Melakhim Bet Chapter 16
Ahaz rules the Kingdom of Yehuda and initiates a radical departure from the religious path of his righteous father. Ahaz engages in occult practices, such as passing his children through the fire, a pagan ritual. Not only does he fail to remove the private altars and sanctuaries, he actively supports them, sacrificing and worshiping at them.
During this period, the Kingdom of Yehuda finds itself under siege from both the Kingdom of Israel and Aram, and suffers territorial losses that reversed the gains made a couple of generations previously. Ahaz reaches out to Tiglat-Pilesser, the King of Assyria, with a large bribe, taken from his own treasuries as well as that of the Temple, and requests that he intervene in the ongoing conflict on behalf of the Kingdom of Yehuda. The Assyrian king complies and attacks Aram, defeating them soundly.
Ahaz travels to visit and express his gratitude to Tiglat-Pilesser, to whom he basically pledges to become a vassal. He takes note of the design of the sacrificial altar used in Damascus and sends a sketch of the layout to Uriah the Kohen, instructing him to build a facsimile of the Assyrian altar in Jerusalem. When Ahaz returns, he sacrifices and offers libations on the new, Assyrian-style altar, and commands the Kohen to move the original altar of King Solomon to the side where it will be reserved for temporary use; from now on, the altar commissioned by Ahaz will be the primary site for daily, communal and individual offerings.
Ahaz dismantles several other components of the Bet Hamiqdash, removing the “Sea of Shelomo” from its base of oxen and cutting the washing stations off of their stands, and makes some architectural changes to the building itself. Apparently, the objective of all of these innovations was to make the Bet Hamiqdash less “Jewish”, more cosmopolitan and consistent with the fashions and expectations of the dominant local cultures. Ahaz dies and is succeeded by his son, Hizqiyahu.
At first, the contrast between the devoutly religious father and grandfather, Uzziya and Yotam, and their wayward descendant Ahaz is shocking. However, when we consider the errors that led Uzziya astray at the end of his life, we observe a certain continuity between the behavior of the two kings, and we may surmise that the grandfather exerted some influence upon his progeny.
Uzziya wished to break down the barriers that separated politics and religion, to arrogate to himself the privilege of serving in the Temple as a Kohen. Although he was committed to Hashem and genuinely close to the Almighty, he came to believe that his righteousness entitled him to conquer and direct even the Bet Hamiqdash. In a sense, Ahaz simply follows his grandfather’s minor mistake to its logical conclusion. He agrees that the Temple, like any other national institution, comes under the jurisdiction of the monarch; therefore, he feels justified in completely hijacking its operation and its resources for what he considered legitimate political advantage.
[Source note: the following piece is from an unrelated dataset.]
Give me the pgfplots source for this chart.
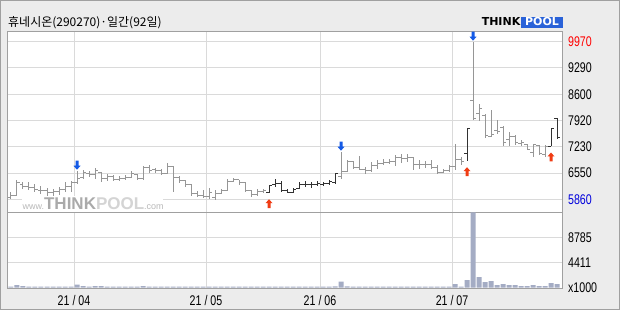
\documentclass[border=0pt]{standalone}
\usepackage{fontspec}
\setmainfont{Liberation Sans}
\newfontfamily\kr{Noto Sans CJK KR}
\newfontfamily\dvs{DejaVu Sans}
\usepackage{pgfplots}
\usepackage{pgfplotstable}
\pgfplotsset{compat=1.18}

\definecolor{bgc}{RGB}{236,236,236}
\definecolor{framec}{RGB}{160,160,160}
\definecolor{gridc}{RGB}{218,218,218}
\definecolor{barlight}{RGB}{150,150,150}
\definecolor{bardark}{RGB}{50,50,50}
\definecolor{volc}{RGB}{164,172,196}
\definecolor{arrblue}{RGB}{20,90,230}
\definecolor{arrred}{RGB}{240,60,20}
\definecolor{tpblue}{RGB}{42,98,216}
\definecolor{wmc}{RGB}{185,185,185}
\definecolor{wmt}{RGB}{170,170,170}
\definecolor{wmp}{RGB}{212,212,212}
\definecolor{lowc}{RGB}{0,0,220}

\pgfdeclareplotmark{otick}{\pgfpathmoveto{\pgfqpoint{-3pt}{0pt}}\pgfpathlineto{\pgfqpoint{0pt}{0pt}}\pgfusepathqstroke}
\pgfdeclareplotmark{ctick}{\pgfpathmoveto{\pgfqpoint{0pt}{0pt}}\pgfpathlineto{\pgfqpoint{3pt}{0pt}}\pgfusepathqstroke}
\pgfdeclareplotmark{uparr}{%
 \pgfpathmoveto{\pgfqpoint{0pt}{-6pt}}%
 \pgfpathlineto{\pgfqpoint{3.5pt}{-10pt}}%
 \pgfpathlineto{\pgfqpoint{1.5pt}{-10pt}}%
 \pgfpathlineto{\pgfqpoint{1.5pt}{-15pt}}%
 \pgfpathlineto{\pgfqpoint{-1.5pt}{-15pt}}%
 \pgfpathlineto{\pgfqpoint{-1.5pt}{-10pt}}%
 \pgfpathlineto{\pgfqpoint{-3.5pt}{-10pt}}%
 \pgfpathclose\pgfusepathqfill}
\pgfdeclareplotmark{dnarr}{%
 \pgfpathmoveto{\pgfqpoint{0pt}{1pt}}%
 \pgfpathlineto{\pgfqpoint{3.5pt}{5pt}}%
 \pgfpathlineto{\pgfqpoint{1.5pt}{5pt}}%
 \pgfpathlineto{\pgfqpoint{1.5pt}{10pt}}%
 \pgfpathlineto{\pgfqpoint{-1.5pt}{10pt}}%
 \pgfpathlineto{\pgfqpoint{-1.5pt}{5pt}}%
 \pgfpathlineto{\pgfqpoint{-3.5pt}{5pt}}%
 \pgfpathclose\pgfusepathqfill}

\pgfplotstableread{
i O H L C
0 5900 6041 5867 5950
1 5960 6362 5954 6300
2 6250 6301 6128 6200
3 6200 6301 6102 6180
4 6180 6258 6041 6120
5 6100 6214 5997 6080
6 6080 6154 5954 6050
7 6040 6128 5954 6060
8 6060 6171 5980 6120
9 6120 6301 6041 6200
10 6200 6345 6041 6300
11 6300 6605 6258 6400
12 6420 6622 6388 6550
13 6540 6605 6431 6500
14 6500 6674 6388 6600
15 6560 6562 6301 6400
16 6400 6518 6345 6450
17 6450 6501 6327 6380
18 6380 6460 6350 6400
19 6400 6486 6354 6420
20 6430 6591 6424 6520
21 6500 6512 6371 6390
22 6390 6732 6371 6700
23 6700 6750 6547 6620
24 6630 6679 6547 6600
25 6600 6662 6486 6520
26 6530 6811 6512 6720
27 6720 6723 6046 6420
28 6420 6459 6283 6350
29 6350 6354 6178 6250
30 6240 6248 5958 6020
31 6020 6072 5914 5960
32 5960 6090 5896 5940
33 5940 6160 5870 6050
34 5900 6090 5852 6020
35 6020 6134 6002 6080
36 6100 6398 6072 6320
37 6330 6424 6310 6380
38 6370 6371 6222 6300
39 6290 6310 6046 6100
40 6100 6107 5931 5990
41 5990 6134 5958 6060
42 6060 6134 6019 6080
55 6450 7102 6398 6580
56 6580 6882 6574 6850
57 6850 6864 6662 6700
58 6680 6987 6618 6650
59 6640 6706 6512 6600
60 6600 6838 6574 6750
61 6740 6882 6662 6800
62 6790 6899 6750 6820
63 6820 6899 6776 6840
64 6850 7014 6732 6960
65 6960 7040 6811 6920
66 6920 7040 6838 6950
67 6950 6952 6635 6760
68 6760 6882 6662 6780
69 6780 6864 6679 6760
70 6770 6882 6662 6700
71 6700 6750 6530 6560
72 6570 6662 6547 6600
73 6600 6750 6574 6720
74 6720 7300 6620 6900
75 6900 6975 6765 6850
77 8445 9970 7938 7964
78 8095 8340 7902 8226
79 8051 8078 7465 7526
80 7500 8183 7482 7552
81 7657 7938 7570 7640
82 7745 7762 7237 7334
83 7412 7605 7237 7500
84 7500 7526 7264 7351
85 7325 7395 7237 7342
86 7290 7307 7150 7167
87 7088 7307 6975 7290
88 7264 7281 7027 7045
89 7027 7264 6975 7237
}\pricelight

\pgfplotstableread{
i O H L C
43 6030 6239 6019 6220
44 6240 6380 6178 6270
45 6280 6327 6072 6080
46 6080 6134 6019 6040
47 6040 6160 6019 6120
48 6140 6310 6134 6250
49 6250 6327 6178 6240
50 6240 6310 6160 6250
51 6240 6327 6195 6260
52 6250 6310 6195 6260
53 6260 6354 6239 6320
54 6300 6547 6266 6530
76 7045 7701 6853 7701
90 7237 7727 7237 7718
91 7955 7990 7438 7465
}\pricedark

\pgfplotstableread{
i v
11 6605
55 7102
77 9970
}\sellsig

\pgfplotstableread{
i v
43 6019
76 6853
90 7237
}\buysig

\pgfplotstableread{
i V
0 160
1 400
2 250
3 150
4 150
5 150
6 150
7 150
8 150
9 150
10 150
11 520
12 250
13 150
14 250
15 250
16 150
17 150
18 150
19 150
20 150
21 150
22 230
23 150
24 150
25 150
26 150
27 150
28 150
29 150
30 150
31 150
32 150
33 150
34 150
35 150
36 150
37 150
38 150
39 150
40 150
41 150
42 150
43 150
44 150
45 150
46 150
47 150
48 150
49 150
50 150
51 150
52 150
53 150
54 200
55 1050
56 200
57 150
58 150
59 150
60 150
61 150
62 150
63 150
64 150
65 150
66 150
67 150
68 150
69 150
70 150
71 150
72 150
73 150
74 600
75 150
76 1280
77 13159
78 1800
79 930
80 1100
81 400
82 580
83 400
84 400
85 230
86 230
87 400
88 230
89 230
90 760
91 580
}\volume

\pgfplotsset{
  chartbase/.style={
    scale only axis,
    width=554.8pt,
    xmin=-0.583, xmax=91.88,
    scaled y ticks=false,
    scaled x ticks=false,
    axis background/.style={fill=white},
    axis line style={draw=framec, line width=1pt},
    major tick length=0pt,
    grid=major,
    major grid style={draw=gridc, line width=1pt},
    xtick={10.5,32.5,51.5,73.5},
    ticklabel style={font=\fontsize{14}{14}\selectfont, xscale=0.76, inner sep=0pt},
    yticklabel pos=right,
    yticklabel style={anchor=west, xshift=7.5pt},
  }
}

\begin{document}
\begin{tikzpicture}[x=1pt,y=1pt]
\fill[bgc] (0,0) rectangle (620,310);
\draw[framec, line width=1pt] (0.5,0.5) rectangle (619.5,309.5);

% title
\node[anchor=base west, inner sep=0pt, font=\kr\fontsize{12}{12}\selectfont] at (8,283) {휴네시온(290270)·일간(92일)};

% logo
\fill[tpblue] (521,282) rectangle (563,293);
\node[anchor=base east, inner sep=0pt, font=\dvs\bfseries\fontsize{11}{11}\selectfont] at (520.5,284) {THINK};
\node[anchor=base, inner sep=0pt, text=white, font=\dvs\bfseries\fontsize{11}{11}\selectfont] at (542,284) {POOL};

% price panel
\begin{axis}[chartbase,
  at={(7.5pt,97.7pt)}, anchor=south west,
  height=180.6pt,
  ymin=5521, ymax=10231,
  clip=false,
  xticklabels={,,,},
  ytick={5860,6545,7230,7915,8600,9285,9970},
  yticklabels={\textcolor{lowc}{5860},6550,7230,7920,8600,9290,\textcolor{red}{9970}},
]
\fill[white] (axis cs:1.83,5521) rectangle (axis cs:25.3,5959);
\node[anchor=base west, inner sep=0pt] at (axis cs:1.9,5607)
 {{\color{wmc}\fontsize{9}{9}\selectfont www.}{\color{wmt}\bfseries\fontsize{17}{17}\selectfont THINK}{\color{wmp}\bfseries\fontsize{17}{17}\selectfont POOL}{\color{wmc}\fontsize{9}{9}\selectfont .com}};

\addplot[only marks, mark=ctick, color=barlight, line width=1pt,
  error bars/.cd, y dir=both, y explicit, error mark=none,
  error bar style={draw=barlight, line width=1pt}]
  table[x=i, y=C, y error plus expr=\thisrow{H}-\thisrow{C}, y error minus expr=\thisrow{C}-\thisrow{L}] {\pricelight};
\addplot[only marks, mark=otick, color=barlight, line width=1pt]
  table[x=i, y=O] {\pricelight};

\addplot[only marks, mark=ctick, color=bardark, line width=1pt,
  error bars/.cd, y dir=both, y explicit, error mark=none,
  error bar style={draw=bardark, line width=1pt}]
  table[x=i, y=C, y error plus expr=\thisrow{H}-\thisrow{C}, y error minus expr=\thisrow{C}-\thisrow{L}] {\pricedark};
\addplot[only marks, mark=otick, color=bardark, line width=1pt]
  table[x=i, y=O] {\pricedark};

\addplot[only marks, mark=dnarr, color=arrblue, fill=arrblue] table[x=i, y=v] {\sellsig};
\addplot[only marks, mark=uparr, color=arrred, fill=arrred] table[x=i, y=v] {\buysig};
\end{axis}

% volume panel
\begin{axis}[chartbase,
  at={(7.5pt,21.7pt)}, anchor=south west,
  height=76pt,
  ymin=-140, ymax=13180,
  xticklabels={21 / 04, 21 / 05, 21 / 06, 21 / 07},
  xticklabel style={anchor=north, yshift=-7pt},
  ytick={4411,8785},
  yticklabels={4411,8785},
  extra y ticks={37},
  extra y tick labels={x1000},
  extra y tick style={grid=none},
]
\addplot[ybar, bar width=5pt, fill=volc, draw=none] table[x=i, y=V] {\volume};
\end{axis}

\pgfresetboundingbox
\useasboundingbox (0,0) rectangle (620,310);
\end{tikzpicture}
\end{document}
Ahaz pursues what he perceives as most strategically beneficial to his agenda; for example, rather than oppose or ignore the private altars, he worships at them, establishing himself as a “man of the people” who endorses and validates the practices of his citizens. Surely this openness won him much support from those who were attached to the individual sanctuaries and may have felt alienated by the kings of Yehuda who officially disapproved of them (although, in practice, they tolerated them).
We can compare Ahaz to a modern day politician who panders to his constituents by cheerfully embracing “progressive” social innovations and legislation (we need not go into detail, I’ll leave it to your imagination) that were once frowned upon and tolerated by the leadership but were never openly endorsed. Alternatively, consider the common practice of politicians frequenting talk shows like Saturday Night Live; at one time, this would have seemed undignified, but today, failure to visit these “individual altars” would be seen as a reflection of elitism and a refusal to engage the common citizen.
Although there is no indication in our text that Ahaz worshiped other deities, he attempted to refashion the Temple, the altar and the practices of Judaism in a way that made them more compatible with “mainstream” religion and therefore more acceptable to the power brokers in the region. Ahaz promotes a kind of “Reform Judaism” or “Jewish Renewal Movement”, in which Jewish observances and institutions are adapted to include popular and attractive elements of the surrounding culture.
Ahaz’s craving for recognition and assistance from the King of Assyria may seem like pathetic weakness in our eyes, but his ultimate goal was to advance the interests of his kingdom by winning the favor, protection and support of the “global superpower” of his era and by “fitting in” with what was then perceived as cutting edge, progressive and worldly. We can hardly claim that today’s Jewish establishment is much different from Ahaz’s administration in this respect!
To Ahaz, who felt that the King of Yehuda had the authority to command the Kohen and was master even of the Miqdash, “modernizing” and “updating” the Temple of King Solomon in the mold of an Assyrian sanctuary was a great achievement, not a failure or an act of surrender. He saw his activities the same way that countries today consider “Westernization” or “Americanization” an ideal toward which to strive, a gateway to becoming a recognized member of the “international community”.